EU parliament votes to designate gas and nuclear as sustainable
European lawmakers have approved a law designating gas and nuclear as sustainable energy sources as part of a system aimed at encouraging direct investment towards climate-friendly projects.
The vote in Strasbourg on Wednesday followed months of heated debate over the inclusion of gas and nuclear in the EU’s financial labelling “taxonomy”, as the bloc attempts to cut its reliance on Russian gas while simultaneously meeting its commitment to reach net zero greenhouse gas emissions by 2050.
Only 278 members of the European Parliament voted against designating investment in gas and nuclear as “green”, falling short of the 353 majority needed to reject the legal act. Member states have until July 11 to object to the proposal but EU officials said that it is unlikely to be blocked.
Ursula von der Leyen, European Commission president, defended the new taxonomy, saying she was “deeply convinced” it would help the bloc’s transition to clean energy.
But campaigners said the law discredits EU efforts to establish itself as a global leader on climate policy. Other countries that have created similar labelling schemes, including Russia, South Africa and Bangladesh, have excluded gas from the list of “green” investments.

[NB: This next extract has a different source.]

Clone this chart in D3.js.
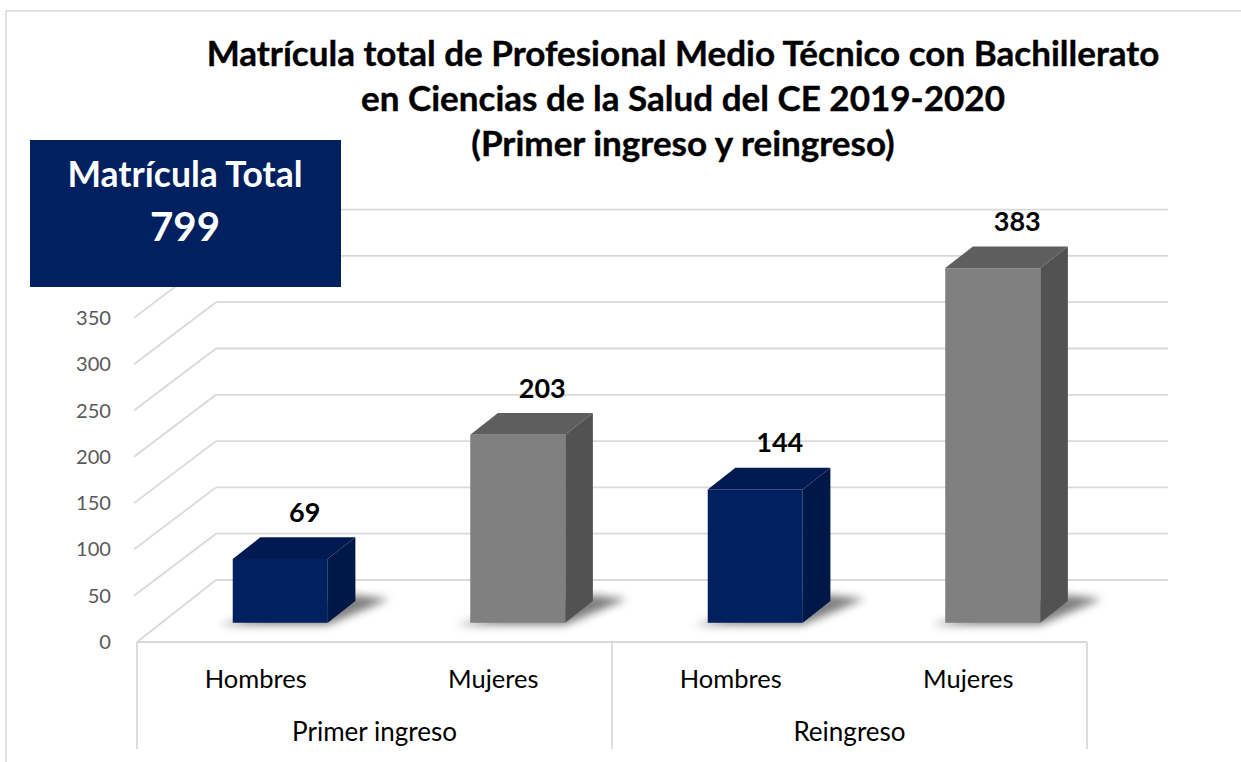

Greenpeace, the environmental campaign group, threatened the commission with legal action following the vote, describing the outcome as “outrageous”.
“We will fight this in the courts. The EU Commission’s shameful backroom dealing on behalf of the fossil fuel and nuclear industries won’t help them there,” said Ariadna Rodrigo, Greenpeace Europe’s sustainable finance campaigner.
Austria and Luxembourg warned in January that they would also consider legal challenges if the inclusion of gas and nuclear was approved.
Tsvetelina Kuzmanova, a policy adviser for the environmental think-tank E3G, said the result was “a very clear blow to Europe’s credibility and leadership. The EU was the pioneer of the whole taxonomy and others are doing a much better job”.
Some European, as well as Ukrainian, politicians said that classifying gas and nuclear as sustainable activities would only deepen Europe’s reliance on Russian gas and channel more money towards Moscow. Russia also produces about a fifth of the world’s uranium fuel used in nuclear reactors.
Paul Tang, a Socialist MEP who led a cross-party coalition opposed to the legal act, said that the European parliament had sent “the wrong signal to the world” by labelling gas as green, adding that the Russia’s state-run energy companies “Gazprom and Rosneft will be pleased with this result”.
The commission has said that gas and nuclear will only be considered green if they are used to transition away from dirtier fossil fuels such as coal and oil. Gas projects should only be considered if direct emissions are limited and they switch to fully renewable power by the end of 2035, according to the legal text. Nuclear power may only be funded if it adheres to certain standards for the disposal of radioactive waste.
Several financial institutions including the European Investment Bank, the EU’s lending arm, have already said they are likely to ignore the gas and nuclear designation.
“In our view, fossil gas and nuclear should not have access to the same cheap financing as renewables as this inevitably will crowd out financing for the green transition, thus making its progress slower,” said Anders Schelde, chief investment officer at Danish pension fund AkademikerPension.
Controversy over the vote was fuelled by the way in which the commission proposed the law, coupling gas and nuclear together in one legal act as a compromise between pro-nuclear French and pro-gas German contingents in Brussels.
Ahead of the vote, several MEPs said they approved of nuclear as a transitional fuel and not gas, but the construction of the legal act would force them to vote in favour of both.